I often find excellent children’s books at thrift shops. One book I picked up takes place a century ago in Paris and deals with the issue of an acclaimed tightrope walker who becomes afraid and is no longer able to perform. I chose the book primarily because it was a Caldecott Medal winner. The Caldecott Medal is awarded every year to an artist for the most distinguished American children’s picture book. Mirette on the High Wire quickly became a favorite during story time. Mirette, an innkeeper’s young daughter, watches the tightrope walker practice in the early mornings and determines she could do the same. With persistent, consistent practice and good coaching she becomes the famed wirewalker’s protege and helps him lose his fear of the wire. As a result of this book, my daughters were very familiar with the concept of tightrope walking. So, imagine my surprise and excitement when we found out a family of wirewalkers was going to be performing in Loveland, Colorado during our stay there on our our road trip!
The Flying Wallendas of Niagara-crossing and Grand Canyon-crossing fame were in town offering a free demonstration. When I explained to my oldest that wirewalkers were coming, she knew exactly what I meant and anticipated the event eagerly. When we saw the wire set up, I pointed and told the girls “Look! Just like Mirette!” And it was. The Wallendas didn’t disappoint. Patriarch Tino and his children wowed and awed us with their great feats for forty-five minutes. While performing, Tino spoke about the tragedies in their family through the generations and what motivates them to keep doing what they do – traveling, performing and sharing their deep Christian faith. After the demonstration, I took my three-year-old up to meet Tino. I told him we owned the book Mirette on the High Wire and my girls were glad to see the performance today with that reading experience as the backdrop. Tino lit up.

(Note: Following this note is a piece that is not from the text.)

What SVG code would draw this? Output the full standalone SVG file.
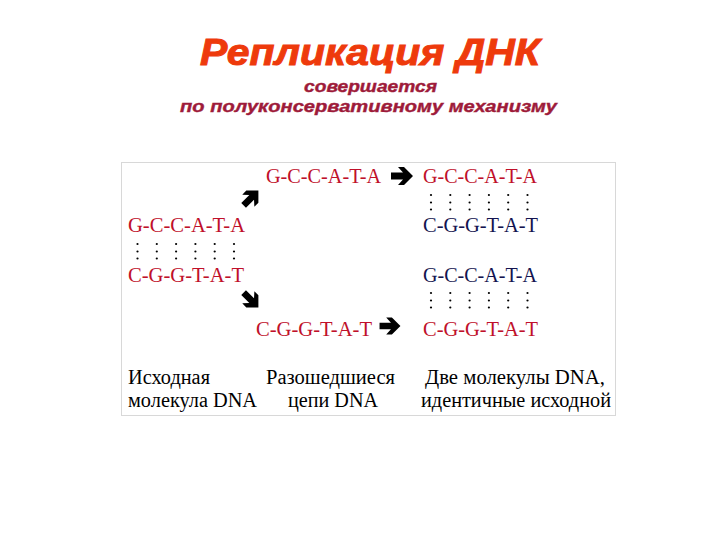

“See that girl over there?” Pointing to his twenty-something daughter greeting other members of the audience. “She was going to be Mirette. Years ago a Broadway producer approached us and said they had made a musical based on the book. She was asked to be Mirette. It fell through, but she was going to be her.” Oh my goodness! The real life Mirette (or close enough)! Well, that settled it. Off we went to meet “Mirette” and pose for a picture. Now, when the book comes off the shelf for its regular reading, we talk about seeing Mirette and the wirewalkers. The experience coupled with the literature makes for one special memory.